*Raw data*:
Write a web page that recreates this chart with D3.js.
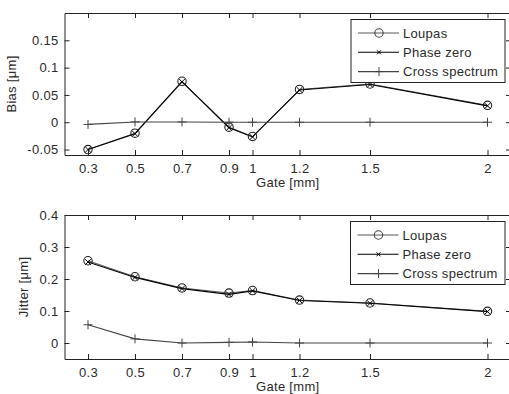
<!DOCTYPE html>
<html><head><meta charset="utf-8">
<script src="https://cdn.jsdelivr.net/npm/d3@7"></script>
<style>
html,body{margin:0;padding:0;background:#fff;}
svg{display:block;font-family:"Liberation Sans",Arial,sans-serif;}
</style></head>
<body><svg id="c" width="509" height="394"></svg>
<script>
const gates = [0.3, 0.5, 0.7, 0.9, 1, 1.2, 1.5, 2];
const xTicks = [0.3, 0.5, 0.7, 0.9, 1, 1.2, 1.5, 2];
const biasLoupas    = [-0.050, -0.020, 0.075, -0.009, -0.026, 0.060, 0.070, 0.031];
const biasPhaseZero = [-0.050, -0.021, 0.074, -0.010, -0.027, 0.059, 0.069, 0.030];
const biasCross     = [-0.004, 0.0005, 0.0005, 0.0, 0.0, 0.0, 0.0, 0.0];
const jitterLoupas    = [0.257, 0.207, 0.172, 0.156, 0.164, 0.134, 0.125, 0.099];
const jitterPhaseZero = [0.253, 0.205, 0.170, 0.152, 0.163, 0.133, 0.124, 0.098];
const jitterCross     = [0.057, 0.013, 0.000, 0.002, 0.003, 0.000, 0.000, 0.000];
const biasTicks = [-0.05, 0, 0.05, 0.1, 0.15];
const jitterTicks = [0, 0.1, 0.2, 0.3, 0.4];
const seriesNames = ["Loupas", "Phase zero", "Cross spectrum"];

const svg = d3.select("#c");
const FS = 13;
const txtCol = "#2a2a2a";

function panel(cfg) {
  const x = d3.scaleLinear().domain([0.2, 2.1]).range([64.5, 511]);
  const y = d3.scaleLinear().domain(cfg.ydom).range([cfg.bottom, cfg.top]);
  const g = svg.append("g");
  const fmt = d => String(d);
  const ax = g.append("g").attr("transform", `translate(0,${cfg.bottom})`)
    .call(d3.axisBottom(x).tickValues(xTicks).tickFormat(fmt).tickSizeInner(-5).tickSizeOuter(0).tickPadding(9));
  const axT = g.append("g").attr("transform", `translate(0,${cfg.top})`)
    .call(d3.axisTop(x).tickValues(xTicks).tickFormat("").tickSizeInner(-5).tickSizeOuter(0));
  const ay = g.append("g").attr("transform", `translate(64.5,0)`)
    .call(d3.axisLeft(y).tickValues(cfg.yticks).tickFormat(fmt).tickSizeInner(-5).tickSizeOuter(0).tickPadding(6));
  const ayR = g.append("g").attr("transform", `translate(511,0)`)
    .call(d3.axisRight(y).tickValues(cfg.yticks).tickFormat("").tickSizeInner(-5).tickSizeOuter(0));
  [ax, axT, ay, ayR].forEach(a => {
    a.selectAll("path.domain").attr("stroke", "#222").attr("stroke-width", 1);
    a.selectAll("line").attr("stroke", "#222");
    a.selectAll("text").attr("font-size", FS).attr("fill", txtCol)
      .attr("font-family", "Liberation Sans, Arial, sans-serif").attr("letter-spacing", 0.3);
  });
  ax.selectAll("text").attr("dy", "0.71em");
  g.append("text").attr("x", (64.5 + 511) / 2).attr("y", cfg.bottom + 32)
    .attr("text-anchor", "middle").attr("font-size", FS).attr("fill", txtCol).attr("letter-spacing", 0.3)
    .text("Gate [mm]");
  g.append("text").attr("transform", `translate(${cfg.ylabX},${(cfg.top + cfg.bottom) / 2}) rotate(-90)`)
    .attr("text-anchor", "middle").attr("font-size", FS).attr("fill", txtCol).attr("letter-spacing", 0.3)
    .text(cfg.ylabel);

  const clipId = "clip" + cfg.top;
  g.append("clipPath").attr("id", clipId).append("rect")
    .attr("x", 64.5).attr("y", cfg.top).attr("width", 511 - 64.5).attr("height", cfg.bottom - cfg.top);
  const plot = g.append("g").attr("clip-path", `url(#${clipId})`);

  const line = d3.line().x((d, i) => x(gates[i])).y(d => y(d));
  const series = [
    {vals: cfg.data[0], col: "#444", w: 0.9, marker: "o"},
    {vals: cfg.data[1], col: "#000", w: 1.1, marker: "x"},
    {vals: cfg.data[2], col: "#444", w: 1.1, marker: "+"}
  ];
  series.forEach(s => {
    plot.append("path").attr("d", line(s.vals)).attr("fill", "none").attr("stroke", s.col).attr("stroke-width", s.w);
  });
  series.forEach(s => {
    s.vals.forEach((v, i) => drawMarker(plot, s.marker, x(gates[i]), y(v), s.marker === "o" ? "#222" : s.col));
  });

  const L = cfg.legend;
  g.append("rect").attr("x", L.x).attr("y", L.y).attr("width", L.w).attr("height", L.h)
    .attr("fill", "#fff").attr("stroke", "#222").attr("stroke-width", 1);
  series.forEach((s, i) => {
    const yy = L.y + 13.5 + i * 19.3;
    g.append("line").attr("x1", L.x + 7).attr("x2", L.x + 48).attr("y1", yy).attr("y2", yy)
      .attr("stroke", s.col).attr("stroke-width", s.w);
    drawMarker(g, s.marker, L.x + 28, yy, s.col, true);
    g.append("text").attr("x", L.x + 52).attr("y", yy).attr("dy", "0.36em")
      .attr("font-size", FS).attr("fill", txtCol).attr("letter-spacing", 0.3).text(seriesNames[i]);
  });
}

function drawMarker(g, m, cx, cy, col, small) {
  if (m === "o") {
    g.append("circle").attr("cx", cx).attr("cy", cy).attr("r", 4.2)
      .attr("fill", "none").attr("stroke", col).attr("stroke-width", 1.1);
  } else if (m === "x") {
    const s = small ? 2 : 2.8;
    g.append("path").attr("d", `M${cx - s},${cy - s}L${cx + s},${cy + s}M${cx - s},${cy + s}L${cx + s},${cy - s}`)
      .attr("stroke", col).attr("stroke-width", 1);
  } else {
    const s = 4.5;
    g.append("path").attr("d", `M${cx - s},${cy}L${cx + s},${cy}M${cx},${cy - s}L${cx},${cy + s}`)
      .attr("stroke", col).attr("stroke-width", 1);
  }
}

panel({top: 13, bottom: 155, ydom: [-0.06, 0.2], yticks: biasTicks, ylabel: "Bias [\u03bcm]", ylabX: 16,
  data: [biasLoupas, biasPhaseZero, biasCross], legend: {x: 351, y: 19.5, w: 154, h: 63}});
panel({top: 215, bottom: 359, ydom: [-0.05, 0.4], yticks: jitterTicks, ylabel: "Jitter [\u03bcm]", ylabX: 28,
  data: [jitterLoupas, jitterPhaseZero, jitterCross], legend: {x: 350.5, y: 221.5, w: 154.5, h: 63}});
</script></body></html>
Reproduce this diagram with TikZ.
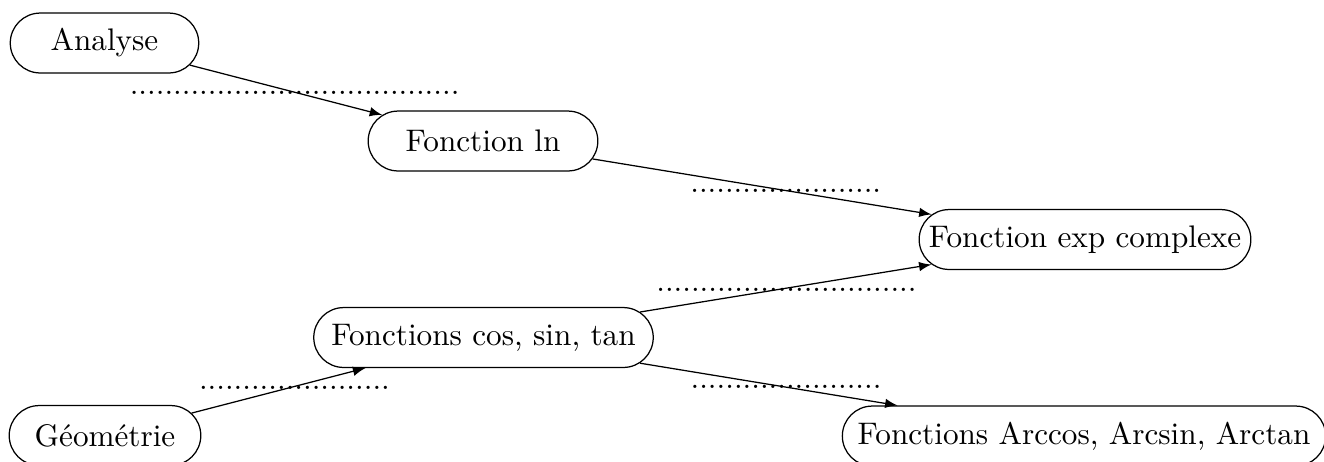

*Exercise brief*:
Transcribe the records above exactly, leaving out every picture.

*Answer to the problem*:
Write a web page that recreates this chart with D3.js.
<!DOCTYPE html>
<html><head><meta charset="utf-8">
<script src="https://cdn.jsdelivr.net/npm/d3@7"></script>
<style>
html,body{margin:0;padding:0;background:#fff;}
svg{display:block;font-family:"Liberation Sans",Arial,sans-serif;}
</style></head>
<body><svg id="c" width="509" height="394"></svg>
<script>
const gates = [0.3, 0.5, 0.7, 0.9, 1, 1.2, 1.5, 2];
const xTicks = [0.3, 0.5, 0.7, 0.9, 1, 1.2, 1.5, 2];
const biasLoupas    = [-0.050, -0.020, 0.075, -0.009, -0.026, 0.060, 0.070, 0.031];
const biasPhaseZero = [-0.050, -0.021, 0.074, -0.010, -0.027, 0.059, 0.069, 0.030];
const biasCross     = [-0.004, 0.0005, 0.0005, 0.0, 0.0, 0.0, 0.0, 0.0];
const jitterLoupas    = [0.257, 0.207, 0.172, 0.156, 0.164, 0.134, 0.125, 0.099];
const jitterPhaseZero = [0.253, 0.205, 0.170, 0.152, 0.163, 0.133, 0.124, 0.098];
const jitterCross     = [0.057, 0.013, 0.000, 0.002, 0.003, 0.000, 0.000, 0.000];
const biasTicks = [-0.05, 0, 0.05, 0.1, 0.15];
const jitterTicks = [0, 0.1, 0.2, 0.3, 0.4];
const seriesNames = ["Loupas", "Phase zero", "Cross spectrum"];

const svg = d3.select("#c");
const FS = 13;
const txtCol = "#2a2a2a";

function panel(cfg) {
  const x = d3.scaleLinear().domain([0.2, 2.1]).range([64.5, 511]);
  const y = d3.scaleLinear().domain(cfg.ydom).range([cfg.bottom, cfg.top]);
  const g = svg.append("g");
  const fmt = d => String(d);
  const ax = g.append("g").attr("transform", `translate(0,${cfg.bottom})`)
    .call(d3.axisBottom(x).tickValues(xTicks).tickFormat(fmt).tickSizeInner(-5).tickSizeOuter(0).tickPadding(9));
  const axT = g.append("g").attr("transform", `translate(0,${cfg.top})`)
    .call(d3.axisTop(x).tickValues(xTicks).tickFormat("").tickSizeInner(-5).tickSizeOuter(0));
  const ay = g.append("g").attr("transform", `translate(64.5,0)`)
    .call(d3.axisLeft(y).tickValues(cfg.yticks).tickFormat(fmt).tickSizeInner(-5).tickSizeOuter(0).tickPadding(6));
  const ayR = g.append("g").attr("transform", `translate(511,0)`)
    .call(d3.axisRight(y).tickValues(cfg.yticks).tickFormat("").tickSizeInner(-5).tickSizeOuter(0));
  [ax, axT, ay, ayR].forEach(a => {
    a.selectAll("path.domain").attr("stroke", "#222").attr("stroke-width", 1);
    a.selectAll("line").attr("stroke", "#222");
    a.selectAll("text").attr("font-size", FS).attr("fill", txtCol)
      .attr("font-family", "Liberation Sans, Arial, sans-serif").attr("letter-spacing", 0.3);
  });
  ax.selectAll("text").attr("dy", "0.71em");
  g.append("text").attr("x", (64.5 + 511) / 2).attr("y", cfg.bottom + 32)
    .attr("text-anchor", "middle").attr("font-size", FS).attr("fill", txtCol).attr("letter-spacing", 0.3)
    .text("Gate [mm]");
  g.append("text").attr("transform", `translate(${cfg.ylabX},${(cfg.top + cfg.bottom) / 2}) rotate(-90)`)
    .attr("text-anchor", "middle").attr("font-size", FS).attr("fill", txtCol).attr("letter-spacing", 0.3)
    .text(cfg.ylabel);

  const clipId = "clip" + cfg.top;
  g.append("clipPath").attr("id", clipId).append("rect")
    .attr("x", 64.5).attr("y", cfg.top).attr("width", 511 - 64.5).attr("height", cfg.bottom - cfg.top);
  const plot = g.append("g").attr("clip-path", `url(#${clipId})`);

  const line = d3.line().x((d, i) => x(gates[i])).y(d => y(d));
  const series = [
    {vals: cfg.data[0], col: "#444", w: 0.9, marker: "o"},
    {vals: cfg.data[1], col: "#000", w: 1.1, marker: "x"},
    {vals: cfg.data[2], col: "#444", w: 1.1, marker: "+"}
  ];
  series.forEach(s => {
    plot.append("path").attr("d", line(s.vals)).attr("fill", "none").attr("stroke", s.col).attr("stroke-width", s.w);
  });
  series.forEach(s => {
    s.vals.forEach((v, i) => drawMarker(plot, s.marker, x(gates[i]), y(v), s.marker === "o" ? "#222" : s.col));
  });

  const L = cfg.legend;
  g.append("rect").attr("x", L.x).attr("y", L.y).attr("width", L.w).attr("height", L.h)
    .attr("fill", "#fff").attr("stroke", "#222").attr("stroke-width", 1);
  series.forEach((s, i) => {
    const yy = L.y + 13.5 + i * 19.3;
    g.append("line").attr("x1", L.x + 7).attr("x2", L.x + 48).attr("y1", yy).attr("y2", yy)
      .attr("stroke", s.col).attr("stroke-width", s.w);
    drawMarker(g, s.marker, L.x + 28, yy, s.col, true);
    g.append("text").attr("x", L.x + 52).attr("y", yy).attr("dy", "0.36em")
      .attr("font-size", FS).attr("fill", txtCol).attr("letter-spacing", 0.3).text(seriesNames[i]);
  });
}

function drawMarker(g, m, cx, cy, col, small) {
  if (m === "o") {
    g.append("circle").attr("cx", cx).attr("cy", cy).attr("r", 4.2)
      .attr("fill", "none").attr("stroke", col).attr("stroke-width", 1.1);
  } else if (m === "x") {
    const s = small ? 2 : 2.8;
    g.append("path").attr("d", `M${cx - s},${cy - s}L${cx + s},${cy + s}M${cx - s},${cy + s}L${cx + s},${cy - s}`)
      .attr("stroke", col).attr("stroke-width", 1);
  } else {
    const s = 4.5;
    g.append("path").attr("d", `M${cx - s},${cy}L${cx + s},${cy}M${cx},${cy - s}L${cx},${cy + s}`)
      .attr("stroke", col).attr("stroke-width", 1);
  }
}

panel({top: 13, bottom: 155, ydom: [-0.06, 0.2], yticks: biasTicks, ylabel: "Bias [\u03bcm]", ylabX: 16,
  data: [biasLoupas, biasPhaseZero, biasCross], legend: {x: 351, y: 19.5, w: 154, h: 63}});
panel({top: 215, bottom: 359, ydom: [-0.05, 0.4], yticks: jitterTicks, ylabel: "Jitter [\u03bcm]", ylabX: 28,
  data: [jitterLoupas, jitterPhaseZero, jitterCross], legend: {x: 350.5, y: 221.5, w: 154.5, h: 63}});
</script></body></html>
Reproduce this diagram with TikZ.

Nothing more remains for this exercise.